When a special leave petition to the Supreme Court pointed out on April 16 that “there is no protocol in place to ensure that devotees who get infected do not go on to spread the virus when they return”, he retorted that “nobody will be stopped (from attending the mela). We are sure that faith in God will overcome fear of the virus”. As a result, an estimated 28 lakh persons attended the mela, took holy dips in the Ganga, jostled with each other in the crowded, polluted waters of the river, and then dispersed to all parts of India to spread the virus.

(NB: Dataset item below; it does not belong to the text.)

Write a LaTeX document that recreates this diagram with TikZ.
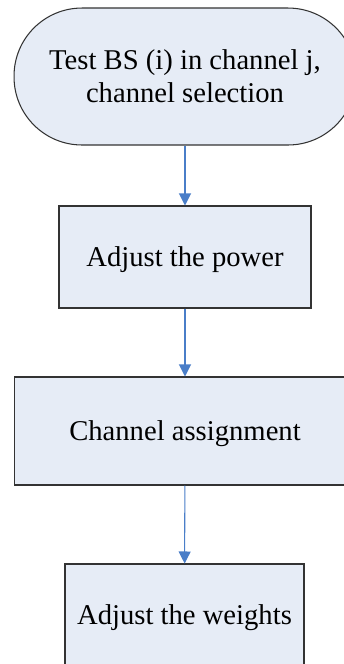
\documentclass[tikz,border=0pt]{standalone}
\usepackage{fontspec}
\setmainfont{Liberation Serif}
\usetikzlibrary{arrows.meta}

\definecolor{boxfill}{HTML}{E6ECF6}
\definecolor{flowblue}{HTML}{4A7EC8}

\begin{document}
\begin{tikzpicture}[
  x=0.02cm, y=-0.02cm,
  box/.style={draw=black!80, line width=0.6pt, fill=boxfill, inner sep=0pt,
    font=\fontsize{16.3}{18.8}\selectfont, align=center, text depth=0pt},
  flow/.style={draw=flowblue, line width=0.6pt,
    -{Triangle[length=0.24cm, width=0.24cm]}},
]

% 画布范围（像素坐标）
\clip (0, 0) rectangle (344, 664);
\useasboundingbox (0, 0) rectangle (344, 664);

% 起始框（圆角）
\node[box, rounded corners=1.36cm, minimum width=6.84cm, minimum height=2.74cm]
  (test) at (185, 76.5) {Test BS (i) in channel j,\\channel selection};

% 调整功率
\node[box, minimum width=5.04cm, minimum height=2.04cm]
  (power) at (185, 257) {Adjust the power};

% 信道分配
\node[box, minimum width=6.84cm, minimum height=2.16cm]
  (assign) at (185, 431) {Channel assignment};

% 调整权重（底边在画布外）
\node[box, minimum width=4.78cm, minimum height=2.02cm]
  (weights) at (184.5, 614.5) {Adjust the weights};

% 连线
\draw[flow] (test) -- (power);
\draw[flow] (power) -- (assign);
\draw[flow] (assign) -- (weights);

\end{tikzpicture}
\end{document}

Devotees gather to offer prayers during the third Shahi Snan of the Kumbh Mela 2021, at Har ki Pauri Ghat in Haridwar, Wednesday, April 14, 2021. Photo: PTI
Therefore, to Modi’s surprise – and perhaps only his – there were three and a half million active cases on May 4. Hospitals were full to bursting, doctors couldn’t even reply to anxious calls from infected patients, helplines were overloaded and distress calls received no answer. An acute shortage of oxygen killed patients by the scores every hour.

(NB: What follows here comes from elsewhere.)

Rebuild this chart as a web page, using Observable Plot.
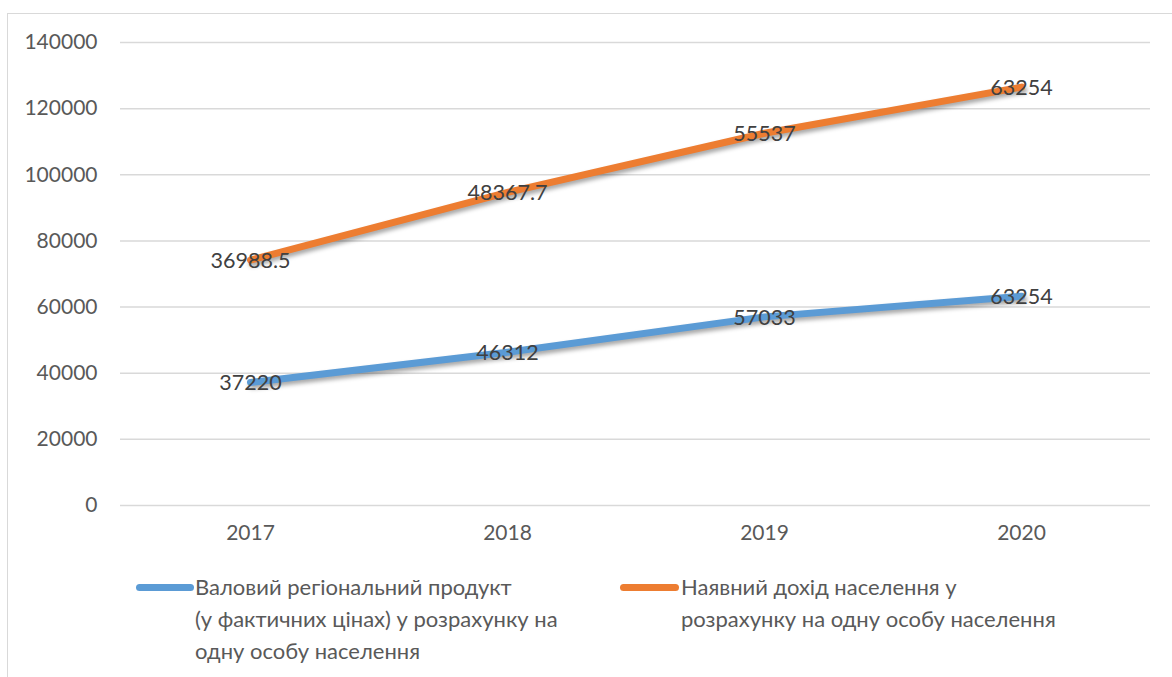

Although the data has not been released, and may never be, I speculate from personal experience that more people have probably died because of the lack of oxygen than from any other single cause. In fact, the shortage of oxygen is therefore the one issue on which the world needs to hold the Modi government, and Modi in particular, criminally responsible. For there is not a shadow of an excuse for the shortage that has developed.
In a report submitted to the Lok Sabha in 2020, a committee headed by MP Ram Gopal Yadav pointed out that the country’s oxygen production capacity was 6,900 tonnes a day; that at the peak of the first wave the demand for medical oxygen had reached 3,000 tonnes a day, but as the wave subsided it had fallen to 1,000 tonnes a day. This allowed the remainder to be diverted for industrial use.

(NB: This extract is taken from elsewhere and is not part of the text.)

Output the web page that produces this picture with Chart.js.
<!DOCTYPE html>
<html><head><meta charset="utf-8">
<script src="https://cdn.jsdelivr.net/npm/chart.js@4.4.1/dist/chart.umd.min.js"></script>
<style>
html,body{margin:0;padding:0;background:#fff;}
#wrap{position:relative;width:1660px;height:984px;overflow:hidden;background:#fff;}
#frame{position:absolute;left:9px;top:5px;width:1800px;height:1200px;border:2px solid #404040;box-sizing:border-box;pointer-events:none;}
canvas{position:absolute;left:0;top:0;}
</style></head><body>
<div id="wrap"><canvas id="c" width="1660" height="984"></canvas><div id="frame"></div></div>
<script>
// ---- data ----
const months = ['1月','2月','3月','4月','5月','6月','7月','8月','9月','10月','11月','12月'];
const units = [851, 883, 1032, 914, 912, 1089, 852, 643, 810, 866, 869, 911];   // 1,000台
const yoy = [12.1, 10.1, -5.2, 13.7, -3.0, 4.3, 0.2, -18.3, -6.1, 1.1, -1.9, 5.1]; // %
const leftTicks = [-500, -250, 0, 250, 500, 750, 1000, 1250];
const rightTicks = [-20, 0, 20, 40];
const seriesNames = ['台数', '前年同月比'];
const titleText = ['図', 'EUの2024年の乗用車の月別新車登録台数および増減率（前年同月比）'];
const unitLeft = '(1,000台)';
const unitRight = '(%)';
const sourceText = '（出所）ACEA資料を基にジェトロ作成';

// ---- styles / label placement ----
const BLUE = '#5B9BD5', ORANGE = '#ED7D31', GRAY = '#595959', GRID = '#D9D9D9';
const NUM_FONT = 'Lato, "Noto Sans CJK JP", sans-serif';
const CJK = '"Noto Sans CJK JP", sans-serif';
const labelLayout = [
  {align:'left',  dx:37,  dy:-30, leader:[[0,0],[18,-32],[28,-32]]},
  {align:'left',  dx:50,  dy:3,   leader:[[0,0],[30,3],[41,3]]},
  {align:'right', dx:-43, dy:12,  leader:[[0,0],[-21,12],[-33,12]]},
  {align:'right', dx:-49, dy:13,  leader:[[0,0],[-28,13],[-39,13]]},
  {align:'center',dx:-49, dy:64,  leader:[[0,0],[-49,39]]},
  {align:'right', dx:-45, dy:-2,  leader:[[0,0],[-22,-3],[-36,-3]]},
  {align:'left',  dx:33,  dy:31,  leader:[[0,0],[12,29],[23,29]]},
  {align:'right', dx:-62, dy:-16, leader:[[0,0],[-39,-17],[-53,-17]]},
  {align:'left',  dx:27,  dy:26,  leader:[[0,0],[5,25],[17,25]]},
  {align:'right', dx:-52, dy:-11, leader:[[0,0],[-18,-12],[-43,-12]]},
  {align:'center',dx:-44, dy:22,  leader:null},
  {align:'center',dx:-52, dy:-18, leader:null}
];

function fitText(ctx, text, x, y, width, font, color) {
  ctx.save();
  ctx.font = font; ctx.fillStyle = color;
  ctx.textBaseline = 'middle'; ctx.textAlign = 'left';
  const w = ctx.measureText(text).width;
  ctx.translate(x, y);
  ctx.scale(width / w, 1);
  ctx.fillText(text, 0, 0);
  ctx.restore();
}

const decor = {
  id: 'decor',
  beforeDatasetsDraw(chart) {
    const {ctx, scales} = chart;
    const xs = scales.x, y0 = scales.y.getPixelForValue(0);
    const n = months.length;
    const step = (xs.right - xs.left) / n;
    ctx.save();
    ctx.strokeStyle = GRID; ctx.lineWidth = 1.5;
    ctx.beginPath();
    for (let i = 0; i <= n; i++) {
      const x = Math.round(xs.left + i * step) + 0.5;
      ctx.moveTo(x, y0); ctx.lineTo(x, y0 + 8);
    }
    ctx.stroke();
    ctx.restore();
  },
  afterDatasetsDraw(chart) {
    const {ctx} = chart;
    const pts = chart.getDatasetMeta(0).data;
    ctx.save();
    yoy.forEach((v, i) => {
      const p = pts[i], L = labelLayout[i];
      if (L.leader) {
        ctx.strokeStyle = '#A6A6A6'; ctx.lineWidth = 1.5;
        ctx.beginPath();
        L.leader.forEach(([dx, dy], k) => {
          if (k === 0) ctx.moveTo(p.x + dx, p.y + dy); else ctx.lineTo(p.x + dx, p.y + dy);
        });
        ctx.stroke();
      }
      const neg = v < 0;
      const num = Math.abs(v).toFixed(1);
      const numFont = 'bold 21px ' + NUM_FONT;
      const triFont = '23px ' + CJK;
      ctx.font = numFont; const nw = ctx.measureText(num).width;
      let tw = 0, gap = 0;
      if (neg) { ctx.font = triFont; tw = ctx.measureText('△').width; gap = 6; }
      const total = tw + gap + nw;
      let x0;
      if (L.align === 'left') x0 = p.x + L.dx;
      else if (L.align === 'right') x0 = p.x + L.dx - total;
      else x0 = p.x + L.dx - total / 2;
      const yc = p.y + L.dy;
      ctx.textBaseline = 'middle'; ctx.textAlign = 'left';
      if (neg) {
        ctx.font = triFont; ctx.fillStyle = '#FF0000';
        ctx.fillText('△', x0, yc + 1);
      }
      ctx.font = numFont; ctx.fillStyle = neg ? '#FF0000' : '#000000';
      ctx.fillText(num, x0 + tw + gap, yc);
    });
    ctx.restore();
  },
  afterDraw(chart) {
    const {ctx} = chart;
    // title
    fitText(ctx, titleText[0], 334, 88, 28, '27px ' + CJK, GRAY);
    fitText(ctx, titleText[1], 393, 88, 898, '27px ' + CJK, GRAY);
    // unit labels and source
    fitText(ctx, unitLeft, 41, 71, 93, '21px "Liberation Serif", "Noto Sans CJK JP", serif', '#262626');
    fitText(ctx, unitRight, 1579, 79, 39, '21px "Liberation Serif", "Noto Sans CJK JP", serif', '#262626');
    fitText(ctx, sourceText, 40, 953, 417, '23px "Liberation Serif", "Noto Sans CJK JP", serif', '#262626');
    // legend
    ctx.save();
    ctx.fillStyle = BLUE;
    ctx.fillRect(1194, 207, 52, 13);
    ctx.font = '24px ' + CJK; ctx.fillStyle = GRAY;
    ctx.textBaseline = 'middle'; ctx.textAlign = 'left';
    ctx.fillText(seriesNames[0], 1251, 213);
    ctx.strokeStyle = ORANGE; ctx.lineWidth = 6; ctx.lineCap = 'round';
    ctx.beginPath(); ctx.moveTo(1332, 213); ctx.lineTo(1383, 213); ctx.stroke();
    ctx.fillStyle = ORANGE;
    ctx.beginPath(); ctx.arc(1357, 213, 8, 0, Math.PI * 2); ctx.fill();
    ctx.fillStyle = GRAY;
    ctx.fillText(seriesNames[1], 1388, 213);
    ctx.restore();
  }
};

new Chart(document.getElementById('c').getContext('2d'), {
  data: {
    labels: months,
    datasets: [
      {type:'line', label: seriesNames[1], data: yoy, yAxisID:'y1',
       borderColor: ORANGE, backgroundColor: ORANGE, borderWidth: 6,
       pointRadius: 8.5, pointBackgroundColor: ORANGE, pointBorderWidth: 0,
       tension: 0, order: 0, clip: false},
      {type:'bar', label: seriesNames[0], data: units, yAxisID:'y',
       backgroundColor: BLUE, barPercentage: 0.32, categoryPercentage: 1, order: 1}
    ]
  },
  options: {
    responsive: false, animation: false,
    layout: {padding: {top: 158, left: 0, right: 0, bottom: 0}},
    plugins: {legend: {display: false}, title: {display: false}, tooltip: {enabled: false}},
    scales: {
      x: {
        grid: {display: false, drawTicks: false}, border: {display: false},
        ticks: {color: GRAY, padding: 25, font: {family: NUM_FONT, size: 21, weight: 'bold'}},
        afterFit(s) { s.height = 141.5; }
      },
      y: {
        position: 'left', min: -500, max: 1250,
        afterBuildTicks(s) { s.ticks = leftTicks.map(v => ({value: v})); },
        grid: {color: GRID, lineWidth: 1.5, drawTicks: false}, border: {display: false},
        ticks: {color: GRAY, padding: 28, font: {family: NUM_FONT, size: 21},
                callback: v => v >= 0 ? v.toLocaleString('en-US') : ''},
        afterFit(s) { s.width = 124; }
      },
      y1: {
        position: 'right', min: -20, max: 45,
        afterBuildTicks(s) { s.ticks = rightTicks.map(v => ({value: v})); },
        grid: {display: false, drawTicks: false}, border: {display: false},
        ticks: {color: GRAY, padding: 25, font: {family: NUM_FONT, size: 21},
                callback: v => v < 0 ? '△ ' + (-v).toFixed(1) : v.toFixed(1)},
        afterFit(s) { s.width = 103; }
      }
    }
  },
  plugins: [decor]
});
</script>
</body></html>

So in March, when INSACOG identified the B.1.1.7 strain as the main threat to the country’s population at the time, the government could have diverted at least 2,000 tonnes a day of oxygen back from industrial centres with a single stroke of the pen. But at the end of March, Modi’s fixation on winning the West Bengal and Assam elections was so complete that he ‘forgot’ to make that stroke of the pen. And by the time he ‘remembered’, it was April 19, and people were dying in their cars and as their relatives took them desperately to one hospital after the next in search of oxygen.
Modi has been a gambler all his life. His entire career has been built on forcing his way through one organisational or moral barrier after the other, and brazening his way forward until he could turn it into a success. This time his gamble has failed and, if an estimate by the Institute for Health Metrics and Evaluation is to be believed, India could see a staggering one–million deaths from COVID-19 by August this year.